Problem to work on: Reproduce the lines from the one bearing "Convert this chart to D3.js code." through the one bearing "const values = [tercero,cuarto,quinto];", inclusive. Copy them exactly; include no other line.

Begin Source records

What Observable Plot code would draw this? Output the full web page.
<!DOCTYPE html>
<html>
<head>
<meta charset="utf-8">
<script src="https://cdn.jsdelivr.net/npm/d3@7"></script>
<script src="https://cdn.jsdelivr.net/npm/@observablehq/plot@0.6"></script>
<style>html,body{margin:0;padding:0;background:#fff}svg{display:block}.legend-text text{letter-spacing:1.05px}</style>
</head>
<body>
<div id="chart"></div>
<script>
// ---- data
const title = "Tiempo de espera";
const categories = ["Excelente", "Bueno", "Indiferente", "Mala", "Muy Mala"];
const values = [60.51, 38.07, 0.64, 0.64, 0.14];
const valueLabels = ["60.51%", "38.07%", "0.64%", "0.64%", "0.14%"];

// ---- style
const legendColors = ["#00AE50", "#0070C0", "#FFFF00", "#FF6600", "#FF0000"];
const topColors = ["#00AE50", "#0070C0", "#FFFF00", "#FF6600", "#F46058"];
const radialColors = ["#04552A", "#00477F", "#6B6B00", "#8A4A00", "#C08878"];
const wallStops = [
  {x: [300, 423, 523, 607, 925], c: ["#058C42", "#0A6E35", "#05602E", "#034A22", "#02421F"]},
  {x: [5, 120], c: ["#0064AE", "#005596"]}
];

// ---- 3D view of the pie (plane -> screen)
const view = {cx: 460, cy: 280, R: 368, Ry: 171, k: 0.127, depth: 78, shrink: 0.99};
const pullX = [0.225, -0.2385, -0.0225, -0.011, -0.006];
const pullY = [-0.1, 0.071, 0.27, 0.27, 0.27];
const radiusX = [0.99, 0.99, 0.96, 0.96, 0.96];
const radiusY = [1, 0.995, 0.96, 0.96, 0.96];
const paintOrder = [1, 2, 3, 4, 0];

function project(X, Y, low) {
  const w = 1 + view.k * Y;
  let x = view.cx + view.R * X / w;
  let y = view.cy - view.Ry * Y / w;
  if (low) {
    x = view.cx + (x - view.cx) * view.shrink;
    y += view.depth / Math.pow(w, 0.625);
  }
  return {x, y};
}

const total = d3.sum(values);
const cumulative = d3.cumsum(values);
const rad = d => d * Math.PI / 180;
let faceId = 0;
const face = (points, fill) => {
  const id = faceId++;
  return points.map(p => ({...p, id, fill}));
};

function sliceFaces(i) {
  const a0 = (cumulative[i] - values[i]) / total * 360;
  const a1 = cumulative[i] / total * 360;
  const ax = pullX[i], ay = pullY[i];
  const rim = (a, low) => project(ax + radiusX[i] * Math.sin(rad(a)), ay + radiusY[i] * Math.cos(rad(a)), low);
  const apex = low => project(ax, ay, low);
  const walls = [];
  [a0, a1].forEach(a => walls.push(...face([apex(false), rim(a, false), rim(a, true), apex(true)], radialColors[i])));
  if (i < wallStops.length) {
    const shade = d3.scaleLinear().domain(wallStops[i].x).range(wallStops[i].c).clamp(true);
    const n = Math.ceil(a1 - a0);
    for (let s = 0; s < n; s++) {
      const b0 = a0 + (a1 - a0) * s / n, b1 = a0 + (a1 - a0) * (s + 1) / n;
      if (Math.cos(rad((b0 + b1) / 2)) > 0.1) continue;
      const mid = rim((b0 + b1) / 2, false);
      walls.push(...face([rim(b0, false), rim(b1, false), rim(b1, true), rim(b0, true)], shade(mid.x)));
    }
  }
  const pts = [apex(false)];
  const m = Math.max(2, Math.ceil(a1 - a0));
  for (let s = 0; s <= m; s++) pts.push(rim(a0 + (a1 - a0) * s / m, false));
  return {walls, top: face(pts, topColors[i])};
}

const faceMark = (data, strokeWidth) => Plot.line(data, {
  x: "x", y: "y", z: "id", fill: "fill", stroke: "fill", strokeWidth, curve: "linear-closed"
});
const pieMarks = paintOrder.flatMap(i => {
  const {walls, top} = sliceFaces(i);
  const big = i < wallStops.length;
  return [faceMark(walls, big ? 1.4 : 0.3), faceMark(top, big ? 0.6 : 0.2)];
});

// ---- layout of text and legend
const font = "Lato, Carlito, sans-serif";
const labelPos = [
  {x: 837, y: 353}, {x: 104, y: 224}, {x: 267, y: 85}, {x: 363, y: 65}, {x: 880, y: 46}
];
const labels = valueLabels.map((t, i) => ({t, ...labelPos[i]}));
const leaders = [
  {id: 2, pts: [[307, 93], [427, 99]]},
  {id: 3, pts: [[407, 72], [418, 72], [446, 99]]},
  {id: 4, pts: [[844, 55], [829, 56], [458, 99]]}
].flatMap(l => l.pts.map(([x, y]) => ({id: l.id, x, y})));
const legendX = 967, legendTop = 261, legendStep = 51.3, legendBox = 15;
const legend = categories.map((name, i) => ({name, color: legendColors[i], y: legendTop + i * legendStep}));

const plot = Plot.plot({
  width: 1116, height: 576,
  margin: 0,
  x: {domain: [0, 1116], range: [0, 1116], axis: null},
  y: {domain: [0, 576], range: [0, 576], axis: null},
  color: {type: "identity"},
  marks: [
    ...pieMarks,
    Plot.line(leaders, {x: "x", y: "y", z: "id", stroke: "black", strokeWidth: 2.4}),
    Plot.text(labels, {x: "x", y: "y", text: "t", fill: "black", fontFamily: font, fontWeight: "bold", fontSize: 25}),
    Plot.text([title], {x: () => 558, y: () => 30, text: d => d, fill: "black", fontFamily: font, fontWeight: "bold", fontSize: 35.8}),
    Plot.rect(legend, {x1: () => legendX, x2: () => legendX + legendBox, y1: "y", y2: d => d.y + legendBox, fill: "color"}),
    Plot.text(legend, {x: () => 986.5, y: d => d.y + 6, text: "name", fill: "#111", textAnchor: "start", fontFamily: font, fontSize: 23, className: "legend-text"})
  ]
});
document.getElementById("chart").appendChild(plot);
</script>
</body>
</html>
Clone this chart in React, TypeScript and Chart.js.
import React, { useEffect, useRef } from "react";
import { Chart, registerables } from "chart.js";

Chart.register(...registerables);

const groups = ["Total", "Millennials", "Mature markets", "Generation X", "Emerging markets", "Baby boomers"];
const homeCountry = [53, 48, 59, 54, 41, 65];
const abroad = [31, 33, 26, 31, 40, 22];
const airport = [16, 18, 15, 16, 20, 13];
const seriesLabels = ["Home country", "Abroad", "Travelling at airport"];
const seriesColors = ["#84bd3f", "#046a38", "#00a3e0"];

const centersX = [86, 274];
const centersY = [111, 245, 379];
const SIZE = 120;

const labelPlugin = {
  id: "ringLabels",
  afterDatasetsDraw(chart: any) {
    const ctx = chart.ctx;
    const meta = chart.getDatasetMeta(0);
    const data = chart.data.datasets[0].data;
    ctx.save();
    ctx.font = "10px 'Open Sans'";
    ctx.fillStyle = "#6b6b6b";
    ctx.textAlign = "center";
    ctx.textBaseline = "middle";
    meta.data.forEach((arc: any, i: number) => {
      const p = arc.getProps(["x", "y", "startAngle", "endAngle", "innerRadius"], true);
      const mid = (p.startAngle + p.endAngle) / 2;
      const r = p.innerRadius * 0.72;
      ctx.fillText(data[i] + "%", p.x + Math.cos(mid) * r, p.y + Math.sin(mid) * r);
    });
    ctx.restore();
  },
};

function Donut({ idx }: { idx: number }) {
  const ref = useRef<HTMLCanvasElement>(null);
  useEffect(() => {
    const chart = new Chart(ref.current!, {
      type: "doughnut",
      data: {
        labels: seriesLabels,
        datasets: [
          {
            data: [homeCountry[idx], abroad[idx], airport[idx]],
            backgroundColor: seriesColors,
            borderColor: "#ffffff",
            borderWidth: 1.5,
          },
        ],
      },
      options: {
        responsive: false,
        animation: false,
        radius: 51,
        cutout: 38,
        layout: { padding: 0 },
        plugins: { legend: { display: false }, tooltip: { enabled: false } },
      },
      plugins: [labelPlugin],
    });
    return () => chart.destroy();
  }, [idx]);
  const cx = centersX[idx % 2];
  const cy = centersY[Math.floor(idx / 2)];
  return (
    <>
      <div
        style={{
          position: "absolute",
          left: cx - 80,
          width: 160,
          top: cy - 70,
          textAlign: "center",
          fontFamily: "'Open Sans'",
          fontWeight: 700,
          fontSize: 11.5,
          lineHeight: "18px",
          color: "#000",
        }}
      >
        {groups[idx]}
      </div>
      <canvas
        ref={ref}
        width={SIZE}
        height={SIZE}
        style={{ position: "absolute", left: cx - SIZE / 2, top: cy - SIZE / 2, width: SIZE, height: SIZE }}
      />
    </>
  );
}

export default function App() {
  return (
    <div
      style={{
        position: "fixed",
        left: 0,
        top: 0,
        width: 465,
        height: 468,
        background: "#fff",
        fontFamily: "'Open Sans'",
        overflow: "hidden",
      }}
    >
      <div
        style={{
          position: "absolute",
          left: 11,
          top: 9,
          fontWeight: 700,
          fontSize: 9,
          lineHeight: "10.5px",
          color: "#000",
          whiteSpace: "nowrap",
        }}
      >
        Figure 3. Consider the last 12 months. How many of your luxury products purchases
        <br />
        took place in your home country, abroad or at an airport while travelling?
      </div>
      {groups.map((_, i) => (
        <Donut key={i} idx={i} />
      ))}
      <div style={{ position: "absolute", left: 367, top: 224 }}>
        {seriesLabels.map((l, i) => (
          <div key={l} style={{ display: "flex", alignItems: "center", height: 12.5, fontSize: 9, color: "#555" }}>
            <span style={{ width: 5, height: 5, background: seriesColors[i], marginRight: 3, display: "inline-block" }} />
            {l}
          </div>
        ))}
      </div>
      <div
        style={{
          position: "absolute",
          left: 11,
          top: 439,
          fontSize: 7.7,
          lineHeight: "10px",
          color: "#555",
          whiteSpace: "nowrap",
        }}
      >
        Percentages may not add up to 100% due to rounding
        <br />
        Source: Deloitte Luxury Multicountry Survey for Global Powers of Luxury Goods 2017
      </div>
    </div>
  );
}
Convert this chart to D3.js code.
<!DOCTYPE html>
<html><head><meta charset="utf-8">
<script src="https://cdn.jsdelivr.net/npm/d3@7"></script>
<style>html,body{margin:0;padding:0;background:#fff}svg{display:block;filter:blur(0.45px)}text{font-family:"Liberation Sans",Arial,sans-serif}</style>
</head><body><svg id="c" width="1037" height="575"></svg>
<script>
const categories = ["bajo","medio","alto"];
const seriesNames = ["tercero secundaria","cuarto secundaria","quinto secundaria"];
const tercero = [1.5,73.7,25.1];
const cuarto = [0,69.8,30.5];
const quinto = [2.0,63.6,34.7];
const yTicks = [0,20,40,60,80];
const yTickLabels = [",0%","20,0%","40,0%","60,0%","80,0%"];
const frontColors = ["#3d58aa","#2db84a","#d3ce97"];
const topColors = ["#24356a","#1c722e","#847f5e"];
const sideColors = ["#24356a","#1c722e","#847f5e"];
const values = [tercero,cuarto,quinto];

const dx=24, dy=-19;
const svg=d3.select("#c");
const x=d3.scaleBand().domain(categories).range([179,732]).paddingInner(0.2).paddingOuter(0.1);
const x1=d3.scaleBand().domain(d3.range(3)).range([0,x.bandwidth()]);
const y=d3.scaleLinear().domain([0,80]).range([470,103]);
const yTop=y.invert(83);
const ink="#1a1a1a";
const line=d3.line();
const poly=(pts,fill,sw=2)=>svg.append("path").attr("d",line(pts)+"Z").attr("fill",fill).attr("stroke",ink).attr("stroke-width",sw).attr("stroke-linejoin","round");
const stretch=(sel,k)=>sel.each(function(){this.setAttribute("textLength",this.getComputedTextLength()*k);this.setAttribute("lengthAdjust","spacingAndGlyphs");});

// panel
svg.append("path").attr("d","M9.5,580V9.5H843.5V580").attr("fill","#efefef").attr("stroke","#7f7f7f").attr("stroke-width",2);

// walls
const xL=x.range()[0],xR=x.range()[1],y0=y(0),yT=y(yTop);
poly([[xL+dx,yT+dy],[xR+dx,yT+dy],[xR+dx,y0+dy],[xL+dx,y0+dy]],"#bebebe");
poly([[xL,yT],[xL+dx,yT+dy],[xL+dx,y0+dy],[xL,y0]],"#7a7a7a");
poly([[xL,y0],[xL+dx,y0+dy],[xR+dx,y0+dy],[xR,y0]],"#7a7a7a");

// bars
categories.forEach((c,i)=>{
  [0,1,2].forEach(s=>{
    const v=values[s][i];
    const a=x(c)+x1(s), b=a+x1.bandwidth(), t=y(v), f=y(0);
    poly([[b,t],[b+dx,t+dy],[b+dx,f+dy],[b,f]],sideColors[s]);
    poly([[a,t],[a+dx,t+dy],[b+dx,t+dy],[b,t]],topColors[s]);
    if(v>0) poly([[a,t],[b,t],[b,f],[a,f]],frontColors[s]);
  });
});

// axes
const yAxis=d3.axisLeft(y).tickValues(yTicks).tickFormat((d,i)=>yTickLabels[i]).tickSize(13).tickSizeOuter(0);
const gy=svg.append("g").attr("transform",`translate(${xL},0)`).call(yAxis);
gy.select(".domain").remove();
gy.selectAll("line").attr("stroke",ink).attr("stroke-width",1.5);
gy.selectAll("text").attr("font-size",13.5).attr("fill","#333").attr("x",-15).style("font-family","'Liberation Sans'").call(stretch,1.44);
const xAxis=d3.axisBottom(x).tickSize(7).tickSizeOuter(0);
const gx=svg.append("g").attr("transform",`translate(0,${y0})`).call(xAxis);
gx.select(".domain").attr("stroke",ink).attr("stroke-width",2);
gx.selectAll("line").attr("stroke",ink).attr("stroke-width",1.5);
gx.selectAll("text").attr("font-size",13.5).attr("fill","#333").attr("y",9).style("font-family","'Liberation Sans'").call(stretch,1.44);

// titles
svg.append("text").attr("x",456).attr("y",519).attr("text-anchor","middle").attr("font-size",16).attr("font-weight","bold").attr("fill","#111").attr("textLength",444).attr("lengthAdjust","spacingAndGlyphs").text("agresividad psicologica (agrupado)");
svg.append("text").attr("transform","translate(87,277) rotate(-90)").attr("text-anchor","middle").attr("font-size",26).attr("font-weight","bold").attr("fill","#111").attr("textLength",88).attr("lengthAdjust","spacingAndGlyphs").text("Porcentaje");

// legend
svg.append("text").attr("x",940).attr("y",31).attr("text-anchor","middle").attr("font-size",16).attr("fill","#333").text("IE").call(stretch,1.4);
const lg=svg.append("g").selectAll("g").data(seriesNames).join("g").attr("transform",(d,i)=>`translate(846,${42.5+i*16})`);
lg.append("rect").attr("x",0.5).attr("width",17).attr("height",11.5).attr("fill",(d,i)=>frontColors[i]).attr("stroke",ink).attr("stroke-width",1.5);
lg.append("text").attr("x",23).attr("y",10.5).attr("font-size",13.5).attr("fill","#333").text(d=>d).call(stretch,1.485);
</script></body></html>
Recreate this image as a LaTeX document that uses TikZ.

End Source records

Result of the exercise:
Convert this chart to D3.js code.
<!DOCTYPE html>
<html><head><meta charset="utf-8">
<script src="https://cdn.jsdelivr.net/npm/d3@7"></script>
<style>html,body{margin:0;padding:0;background:#fff}svg{display:block;filter:blur(0.45px)}text{font-family:"Liberation Sans",Arial,sans-serif}</style>
</head><body><svg id="c" width="1037" height="575"></svg>
<script>
const categories = ["bajo","medio","alto"];
const seriesNames = ["tercero secundaria","cuarto secundaria","quinto secundaria"];
const tercero = [1.5,73.7,25.1];
const cuarto = [0,69.8,30.5];
const quinto = [2.0,63.6,34.7];
const yTicks = [0,20,40,60,80];
const yTickLabels = [",0%","20,0%","40,0%","60,0%","80,0%"];
const frontColors = ["#3d58aa","#2db84a","#d3ce97"];
const topColors = ["#24356a","#1c722e","#847f5e"];
const sideColors = ["#24356a","#1c722e","#847f5e"];
const values = [tercero,cuarto,quinto];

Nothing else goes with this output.